Heads up: this article is about loss and might be triggering for some. If someone in your life has recently passed away and this is not what you want to be reading, don’t. Instead, consider forwarding this email to your partner or close people in your life, as it might help them understand and support you better. Sending my love.


When someone loses a spouse, a parent, a close friend, or a family member, they can push away the things and people they love the most. 

It’s important to remember that everyone has their own way of grieving, and the grieving process can be long. Unlike our short attention spans would like it to be, when you’re in a state of grief, you can’t just move on to the next thing. 

There was a couple I worked with whose mom died. She had a complicated relationship with her mom but still loved her. And the loss hit her harder than she had imagined. 

Throughout her grieving, she ended up pushing away her partner while simultaneously feeling abandoned by him. 

She pushed him away because the fear of losing another person she loves so much was unthinkable, but at the same time, she needed him to come close and resist her pushing away. 

But when you’re being pushed away, it’s hard to stay close, right? And yet, that person needs you to check-in. 

I’ve seen relationships end because the spouse who didn’t lose someone feels so hurt by the turning away of the spouse who did. 

Here’s what I invited this couple to do and what you can, too, if you find yourself in a similar situation: 

For the one whose spouse is grieving: 

  • Have regular check-ins with your partner. Maybe not daily, but every other day, you can ask, ”How are you feeling about your mom?” 

  • Know that anniversaries and birthdays and holidays will be hard, and might be for a while. 

  • Remembering the day your spouse’s person died is important, and it’s something you should put in your calendar so that you’re thinking about it in advance of the date. 

  • Don’t take it personally when your spouse is pushing you away. The first year will require a tremendous amount of patience and continual practice of not taking things personally. It’s one of the kindest things you can give your grieving partner. 
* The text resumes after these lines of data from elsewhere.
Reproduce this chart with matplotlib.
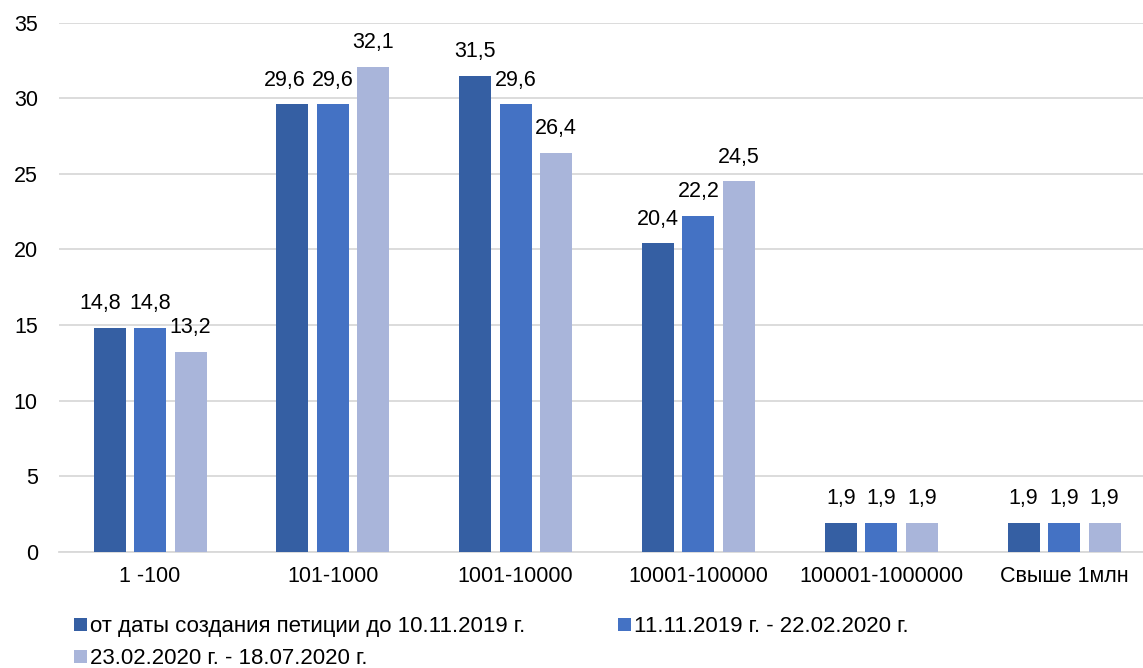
import matplotlib.pyplot as plt
import numpy as np

plt.rcParams['font.family'] = ['Liberation Sans', 'DejaVu Sans']

categories = ['1 -100', '101-1000', '1001-10000', '10001-100000', '100001-1000000', 'Свыше 1млн']
series_names = ['от даты создания петиции до 10.11.2019 г.',
                '11.11.2019 г. - 22.02.2020 г.',
                '23.02.2020 г. - 18.07.2020 г.']
series_1 = [14.8, 29.6, 31.5, 20.4, 1.9, 1.9]
series_2 = [14.8, 29.6, 29.6, 22.2, 1.9, 1.9]
series_3 = [13.2, 32.1, 26.4, 24.5, 1.9, 1.9]
colors = ['#355FA3', '#4472C4', '#A9B5DA']

# small horizontal nudges (px) for labels that would otherwise collide
label_nudge = {(0, 0): -9, (0, 1): -8}

fig = plt.figure(figsize=(11.43, 6.68), dpi=100)
ax = fig.add_axes([0.0513, 0.174, 0.9596, 0.792])

x = np.arange(len(categories))
width = 0.175
step = 0.2216
fs = 15.5
handles = []
for i, (vals, name, c) in enumerate(zip([series_1, series_2, series_3], series_names, colors)):
    bars = ax.bar(x + (i - 1) * step, vals, width, color=c, label=name, zorder=3)
    handles.append(bars)
    for j, (b, v) in enumerate(zip(bars, vals)):
        dx = label_nudge.get((i, j), 0) * 0.72
        ax.annotate(f'{v:.1f}'.replace('.', ','), (b.get_x() + b.get_width() / 2, v),
                    xytext=(dx, 17.5), textcoords='offset points',
                    ha='center', va='center', fontsize=fs)

ax.set_xlim(-0.5, len(categories) - 0.5)
ax.set_ylim(0, 35)
ax.set_yticks(range(0, 36, 5))
ax.set_xticks(x)
ax.set_xticklabels(categories)
ax.tick_params(axis='both', length=0, labelsize=fs)
ax.tick_params(axis='x', pad=10)
ax.tick_params(axis='y', pad=15)
ax.grid(axis='y', color='#D9D9D9', linewidth=1.3, zorder=0)
for s in ['top', 'right', 'left']:
    ax.spines[s].set_visible(False)
ax.spines['bottom'].set_color('#D9D9D9')
ax.spines['bottom'].set_linewidth(1.3)

# legend fills column-first, so reorder to get row-wise layout
order = [0, 2, 1]
fig.legend(handles=[handles[k] for k in order], labels=[series_names[k] for k in order],
           loc='lower left', bbox_to_anchor=(0.0475, -0.032),
           ncol=2, frameon=False, fontsize=16, handlelength=0.55, handleheight=0.55,
           handletextpad=0.15, columnspacing=4.2, labelspacing=0.5)

fig.savefig('out.png', dpi=100)
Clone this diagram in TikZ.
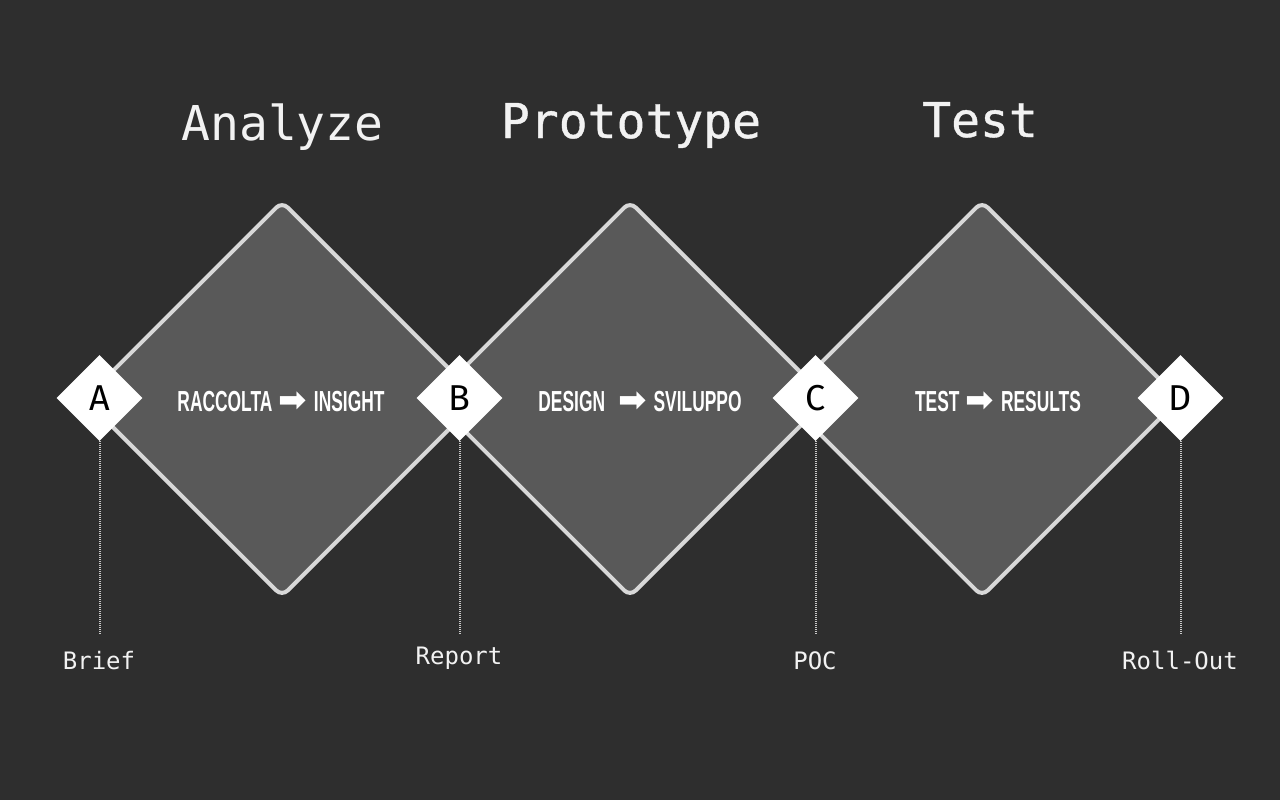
\documentclass[tikz,border=0pt]{standalone}
\usepackage{fontspec}
\usetikzlibrary{shapes.geometric}
\newfontfamily\monofont{DejaVu Sans Mono}
\newfontfamily\monomed[FakeBold=0.8]{DejaVu Sans Mono}
\newfontfamily\letterfont{Fira Sans}
\newfontfamily\condfont[FakeStretch=0.6]{Liberation Sans}
\newfontfamily\arrowfont{DejaVu Sans}
\definecolor{bg}{RGB}{46,46,46}
\definecolor{bigfill}{RGB}{89,89,89}
\definecolor{bigline}{RGB}{216,216,216}
\definecolor{dotcol}{RGB}{200,200,200}
\definecolor{txt}{RGB}{242,242,242}
\newcommand{\arr}{{\arrowfont\fontsize{34}{34}\selectfont ➡}}
\begin{document}
\begin{tikzpicture}[x=1pt,y=-1pt,
  big/.style={diamond, aspect=1, minimum width=396pt, minimum height=396pt, inner sep=0pt,
    fill=bigfill, draw=bigline, line width=4pt, rounded corners=8pt},
  gate/.style={diamond, aspect=1, minimum width=86pt, minimum height=86pt, inner sep=0pt,
    fill=white, text=black, font=\letterfont\fontsize{36}{36}\selectfont},
  title/.style={anchor=base, text=txt, inner sep=0pt},
  inner/.style={anchor=base, text=white, inner sep=0pt, font=\condfont\bfseries\fontsize{29}{29}\selectfont},
  lbl/.style={anchor=base, text=txt, inner sep=0pt, font=\monofont\fontsize{24}{24}\selectfont},
  dotline/.style={draw=dotcol, line width=2pt, dash pattern=on 1pt off 1pt}]
\fill[bg] (0,0) rectangle (1280,800);
\useasboundingbox (0,0) rectangle (1280,800);

% big diamonds
\node[big] (d1) at (282,399) {};
\node[big] (d2) at (630,399) {};
\node[big] (d3) at (982,399) {};

% titles
\node[title, font=\monofont\fontsize{48}{48}\selectfont] (t1) at (282.5,140) {Analyze};
\node[title, font=\monomed\fontsize{48}{48}\selectfont] (t2) at (631,138) {Prototype};
\node[title, font=\monomed\fontsize{48}{48}\selectfont] (t3) at (980,137) {Test};

% inner texts
\node[inner] (i1) at (281,411) {RACCOLTA\hspace{6pt}\arr\hspace{7pt}INSIGHT};
\node[inner] (i2) at (640,411) {DESIGN\hspace{13pt}\arr\hspace{7pt}SVILUPPO};
\node[inner] (i3) at (998,411) {TEST\hspace{6pt}\arr\hspace{7pt}RESULTS};

% gates
\node[gate] (A) at (99.5,398) {A};
\node[gate] (B) at (459.5,398) {B};
\node[gate] (C) at (815.5,398) {C};
\node[gate] (D) at (1180.5,398) {D};

% leader ends
\coordinate (Ae) at (99.5,635);
\coordinate (Be) at (459.5,635);
\coordinate (Ce) at (815.5,635);
\coordinate (De) at (1180.5,635);
\draw[dotline] (A.south) -- (Ae);
\draw[dotline] (B.south) -- (Be);
\draw[dotline] (C.south) -- (Ce);
\draw[dotline] (D.south) -- (De);

% labels
\node[lbl] (la) at (99,669) {Brief};
\node[lbl] (lb) at (459,664) {Report};
\node[lbl] (lc) at (815,669) {POC};
\node[lbl] (ld) at (1180,669) {Roll-Out};
\end{tikzpicture}
\end{document}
  • Be mindful that your delayed response to a text or phone call or not being on time might land much larger than it normally would under non-grieving circumstances. 

  • Someone who is grieving wants to be part of life continuing on, so you might want to share something funny or silly with them. You also might find yourself resisting sharing something funny or silly out of fear it might go wrong and hurt them. You’ll always run that risk, but the opportunity isn’t to stop sharing; it’s to be open about how you inadvertently impacted your partner and be grateful that they told you. 

For the one who is grieving: 

I hope these two quotes from Martha Whitmore Hickman in her book Healing After Loss (which I highly recommend reading) capture the impossible bind that grief brings into relationships: 

“Sometimes, with the best of intentions, friends don’t know how to help. They may feel that to bring up the subject of our loss is to risk making us feel worse, so they avoid it and talk of other things while the presence of the unspoken builds up to an almost intolerable pressure.”

“As for inflicting our sorrow on other people, one does not want to go around blathering and crying all the time. But perhaps it is our gift to others to trust them enough to share our feelings with them. It may help them deal with some of their own.”